### [Source code of charts]
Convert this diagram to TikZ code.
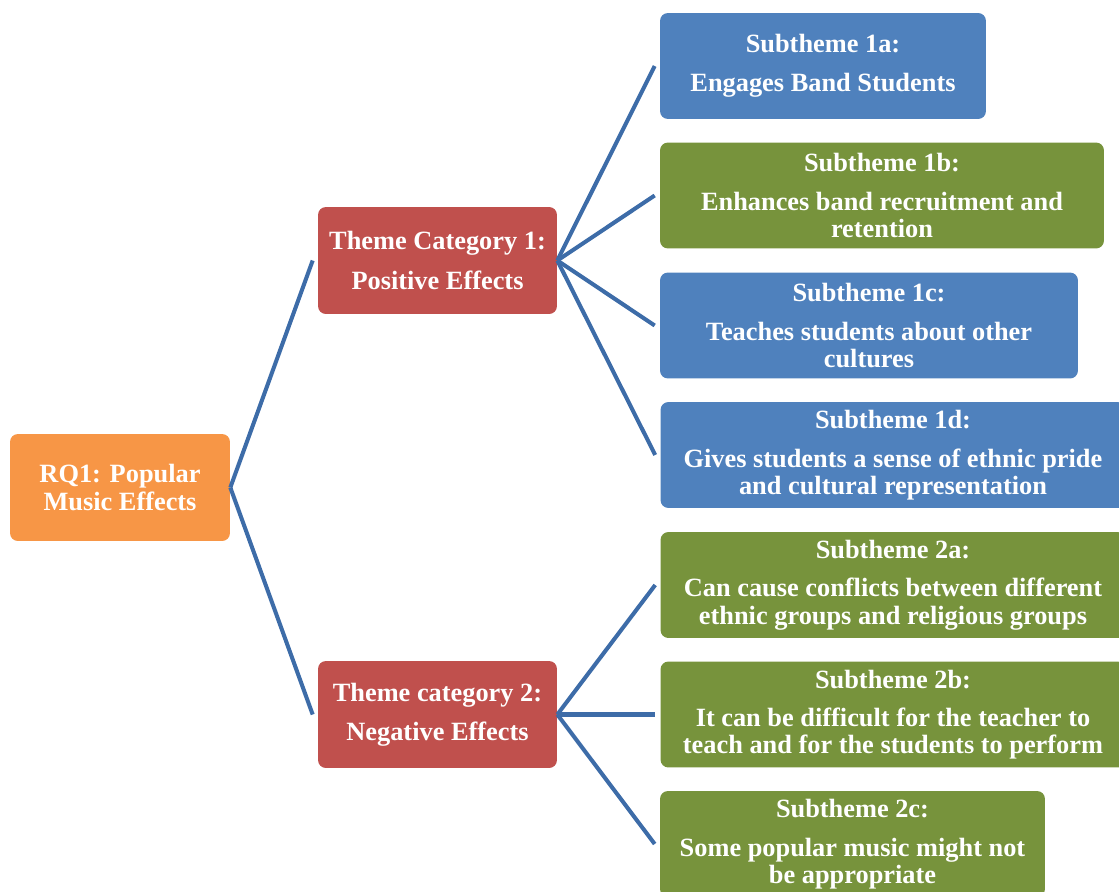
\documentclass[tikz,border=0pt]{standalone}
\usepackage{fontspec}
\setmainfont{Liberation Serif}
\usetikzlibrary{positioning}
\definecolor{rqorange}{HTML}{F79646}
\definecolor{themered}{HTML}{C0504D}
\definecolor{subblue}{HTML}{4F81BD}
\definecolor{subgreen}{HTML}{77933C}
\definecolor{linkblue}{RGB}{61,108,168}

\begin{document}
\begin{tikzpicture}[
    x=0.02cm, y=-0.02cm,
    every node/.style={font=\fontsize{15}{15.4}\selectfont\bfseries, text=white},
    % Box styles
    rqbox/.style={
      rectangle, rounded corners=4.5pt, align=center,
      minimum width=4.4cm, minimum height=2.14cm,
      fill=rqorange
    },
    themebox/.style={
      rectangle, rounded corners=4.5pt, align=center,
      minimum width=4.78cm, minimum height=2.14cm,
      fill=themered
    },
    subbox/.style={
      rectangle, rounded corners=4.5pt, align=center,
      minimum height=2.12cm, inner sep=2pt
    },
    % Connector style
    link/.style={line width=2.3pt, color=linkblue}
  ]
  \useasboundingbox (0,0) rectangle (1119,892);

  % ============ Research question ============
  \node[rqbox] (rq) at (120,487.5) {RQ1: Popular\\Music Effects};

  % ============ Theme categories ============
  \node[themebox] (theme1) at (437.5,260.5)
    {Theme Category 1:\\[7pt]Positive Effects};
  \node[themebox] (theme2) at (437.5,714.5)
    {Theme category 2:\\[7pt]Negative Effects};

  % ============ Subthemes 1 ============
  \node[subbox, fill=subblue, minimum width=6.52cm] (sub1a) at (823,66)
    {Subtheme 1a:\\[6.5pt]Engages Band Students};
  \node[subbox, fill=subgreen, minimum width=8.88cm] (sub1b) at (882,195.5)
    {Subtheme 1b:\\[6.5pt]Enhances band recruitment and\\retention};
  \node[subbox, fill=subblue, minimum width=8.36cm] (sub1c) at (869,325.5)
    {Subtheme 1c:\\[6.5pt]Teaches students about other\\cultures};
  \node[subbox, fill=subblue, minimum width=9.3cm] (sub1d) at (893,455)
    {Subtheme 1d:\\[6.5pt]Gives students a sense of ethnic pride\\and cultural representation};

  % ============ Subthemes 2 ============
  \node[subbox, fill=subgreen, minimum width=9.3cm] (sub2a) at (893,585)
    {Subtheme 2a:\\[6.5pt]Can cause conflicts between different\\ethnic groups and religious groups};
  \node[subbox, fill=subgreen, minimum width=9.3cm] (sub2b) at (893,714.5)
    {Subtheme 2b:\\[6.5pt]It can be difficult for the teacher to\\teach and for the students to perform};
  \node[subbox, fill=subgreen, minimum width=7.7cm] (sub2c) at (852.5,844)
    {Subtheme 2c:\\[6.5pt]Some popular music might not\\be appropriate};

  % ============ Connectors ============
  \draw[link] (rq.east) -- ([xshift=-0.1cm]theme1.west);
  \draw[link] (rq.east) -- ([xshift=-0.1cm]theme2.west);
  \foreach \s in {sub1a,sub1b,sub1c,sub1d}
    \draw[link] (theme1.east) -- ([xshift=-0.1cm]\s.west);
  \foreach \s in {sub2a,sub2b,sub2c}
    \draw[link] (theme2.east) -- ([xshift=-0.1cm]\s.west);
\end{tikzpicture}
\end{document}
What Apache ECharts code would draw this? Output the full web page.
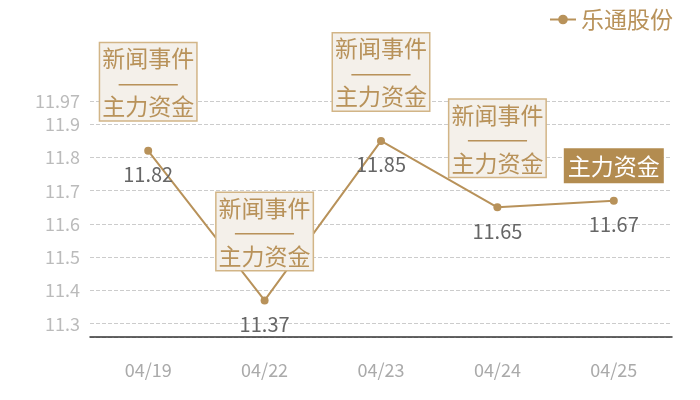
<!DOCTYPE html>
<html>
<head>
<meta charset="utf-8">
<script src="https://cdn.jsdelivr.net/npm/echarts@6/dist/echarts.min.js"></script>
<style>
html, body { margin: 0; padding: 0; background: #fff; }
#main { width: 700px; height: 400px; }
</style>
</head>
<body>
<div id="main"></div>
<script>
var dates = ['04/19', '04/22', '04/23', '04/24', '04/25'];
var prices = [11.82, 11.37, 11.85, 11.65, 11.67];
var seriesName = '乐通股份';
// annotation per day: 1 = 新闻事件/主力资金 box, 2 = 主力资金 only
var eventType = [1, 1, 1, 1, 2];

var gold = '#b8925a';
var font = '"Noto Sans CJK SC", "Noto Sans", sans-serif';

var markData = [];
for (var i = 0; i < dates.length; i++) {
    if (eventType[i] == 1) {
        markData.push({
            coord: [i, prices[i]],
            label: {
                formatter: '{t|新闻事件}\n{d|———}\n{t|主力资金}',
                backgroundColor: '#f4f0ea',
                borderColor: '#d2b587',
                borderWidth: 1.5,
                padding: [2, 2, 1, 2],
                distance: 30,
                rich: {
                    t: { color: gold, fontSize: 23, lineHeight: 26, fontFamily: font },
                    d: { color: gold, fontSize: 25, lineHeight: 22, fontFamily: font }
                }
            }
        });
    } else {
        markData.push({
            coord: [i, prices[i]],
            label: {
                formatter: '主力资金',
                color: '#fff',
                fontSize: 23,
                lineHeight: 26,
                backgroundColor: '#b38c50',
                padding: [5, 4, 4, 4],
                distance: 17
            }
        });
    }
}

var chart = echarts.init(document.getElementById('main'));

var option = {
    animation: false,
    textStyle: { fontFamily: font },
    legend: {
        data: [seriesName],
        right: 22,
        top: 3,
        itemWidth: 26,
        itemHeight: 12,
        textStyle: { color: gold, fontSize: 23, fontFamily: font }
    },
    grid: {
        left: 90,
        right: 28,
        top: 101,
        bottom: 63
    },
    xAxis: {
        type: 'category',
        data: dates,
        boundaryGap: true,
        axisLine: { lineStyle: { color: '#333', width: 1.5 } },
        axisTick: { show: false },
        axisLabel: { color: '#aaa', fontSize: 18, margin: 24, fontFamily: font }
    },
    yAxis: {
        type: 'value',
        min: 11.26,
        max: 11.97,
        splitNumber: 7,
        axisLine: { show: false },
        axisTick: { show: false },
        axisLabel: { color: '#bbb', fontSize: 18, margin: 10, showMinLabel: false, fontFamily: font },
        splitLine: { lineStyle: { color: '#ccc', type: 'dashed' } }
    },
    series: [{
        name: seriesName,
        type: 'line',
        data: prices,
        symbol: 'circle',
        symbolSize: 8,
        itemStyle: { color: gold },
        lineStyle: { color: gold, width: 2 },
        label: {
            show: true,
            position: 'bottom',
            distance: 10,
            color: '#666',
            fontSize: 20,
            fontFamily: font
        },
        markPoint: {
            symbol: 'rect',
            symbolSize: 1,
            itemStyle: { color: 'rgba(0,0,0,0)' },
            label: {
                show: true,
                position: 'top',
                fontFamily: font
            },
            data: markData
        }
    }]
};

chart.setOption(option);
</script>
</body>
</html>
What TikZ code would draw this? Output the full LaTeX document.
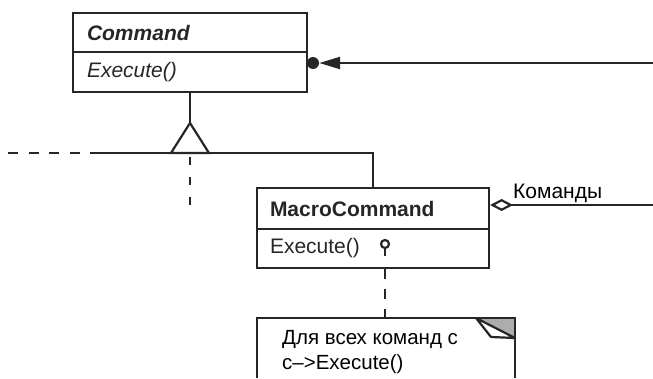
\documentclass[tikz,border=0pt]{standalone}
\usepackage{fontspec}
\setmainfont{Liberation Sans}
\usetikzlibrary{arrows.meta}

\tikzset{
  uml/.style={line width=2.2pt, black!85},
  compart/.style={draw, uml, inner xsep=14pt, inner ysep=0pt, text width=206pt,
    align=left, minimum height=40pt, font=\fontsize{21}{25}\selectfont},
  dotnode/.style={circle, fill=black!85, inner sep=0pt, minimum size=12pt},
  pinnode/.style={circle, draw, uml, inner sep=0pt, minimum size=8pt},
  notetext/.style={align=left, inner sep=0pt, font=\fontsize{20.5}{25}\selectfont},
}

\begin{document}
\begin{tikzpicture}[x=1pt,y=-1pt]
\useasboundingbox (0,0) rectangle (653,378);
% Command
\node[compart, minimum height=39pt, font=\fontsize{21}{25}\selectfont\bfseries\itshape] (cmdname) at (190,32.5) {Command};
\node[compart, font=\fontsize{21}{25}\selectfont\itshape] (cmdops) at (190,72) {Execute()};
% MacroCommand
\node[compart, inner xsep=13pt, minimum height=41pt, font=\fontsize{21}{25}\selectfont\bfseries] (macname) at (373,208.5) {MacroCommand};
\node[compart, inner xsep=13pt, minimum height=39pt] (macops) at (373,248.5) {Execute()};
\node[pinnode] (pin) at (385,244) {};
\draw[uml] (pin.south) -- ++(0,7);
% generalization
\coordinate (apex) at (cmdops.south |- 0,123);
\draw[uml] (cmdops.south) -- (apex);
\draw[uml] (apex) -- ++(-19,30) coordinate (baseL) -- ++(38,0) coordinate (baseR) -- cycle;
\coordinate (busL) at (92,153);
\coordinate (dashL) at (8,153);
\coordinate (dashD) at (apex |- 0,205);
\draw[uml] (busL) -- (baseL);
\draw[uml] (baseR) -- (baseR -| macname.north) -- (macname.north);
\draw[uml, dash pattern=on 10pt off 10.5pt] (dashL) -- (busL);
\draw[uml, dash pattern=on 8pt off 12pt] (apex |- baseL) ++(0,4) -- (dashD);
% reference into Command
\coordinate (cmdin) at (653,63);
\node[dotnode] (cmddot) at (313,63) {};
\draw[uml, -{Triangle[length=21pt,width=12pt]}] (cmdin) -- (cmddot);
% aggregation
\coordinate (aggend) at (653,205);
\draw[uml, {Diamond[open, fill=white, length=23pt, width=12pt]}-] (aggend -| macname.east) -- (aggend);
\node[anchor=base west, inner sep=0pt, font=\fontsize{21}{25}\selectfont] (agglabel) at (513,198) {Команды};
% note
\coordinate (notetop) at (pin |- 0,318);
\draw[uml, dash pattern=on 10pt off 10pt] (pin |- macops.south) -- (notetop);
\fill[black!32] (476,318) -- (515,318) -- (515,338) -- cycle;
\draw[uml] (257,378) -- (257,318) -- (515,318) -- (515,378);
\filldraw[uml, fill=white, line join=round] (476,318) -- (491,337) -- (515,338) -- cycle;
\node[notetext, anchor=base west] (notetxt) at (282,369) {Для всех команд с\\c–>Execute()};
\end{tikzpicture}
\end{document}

### [Exercise description]
Every line from the start of the listing above through the line with "(0,0) rectangle (1119,892);" should be repeated exactly; skip the pictures and add nothing else.

### [Result of the exercise]
Convert this diagram to TikZ code.
\documentclass[tikz,border=0pt]{standalone}
\usepackage{fontspec}
\setmainfont{Liberation Serif}
\usetikzlibrary{positioning}
\definecolor{rqorange}{HTML}{F79646}
\definecolor{themered}{HTML}{C0504D}
\definecolor{subblue}{HTML}{4F81BD}
\definecolor{subgreen}{HTML}{77933C}
\definecolor{linkblue}{RGB}{61,108,168}

\begin{document}
\begin{tikzpicture}[
    x=0.02cm, y=-0.02cm,
    every node/.style={font=\fontsize{15}{15.4}\selectfont\bfseries, text=white},
    % Box styles
    rqbox/.style={
      rectangle, rounded corners=4.5pt, align=center,
      minimum width=4.4cm, minimum height=2.14cm,
      fill=rqorange
    },
    themebox/.style={
      rectangle, rounded corners=4.5pt, align=center,
      minimum width=4.78cm, minimum height=2.14cm,
      fill=themered
    },
    subbox/.style={
      rectangle, rounded corners=4.5pt, align=center,
      minimum height=2.12cm, inner sep=2pt
    },
    % Connector style
    link/.style={line width=2.3pt, color=linkblue}
  ]
  \useasboundingbox (0,0) rectangle (1119,892);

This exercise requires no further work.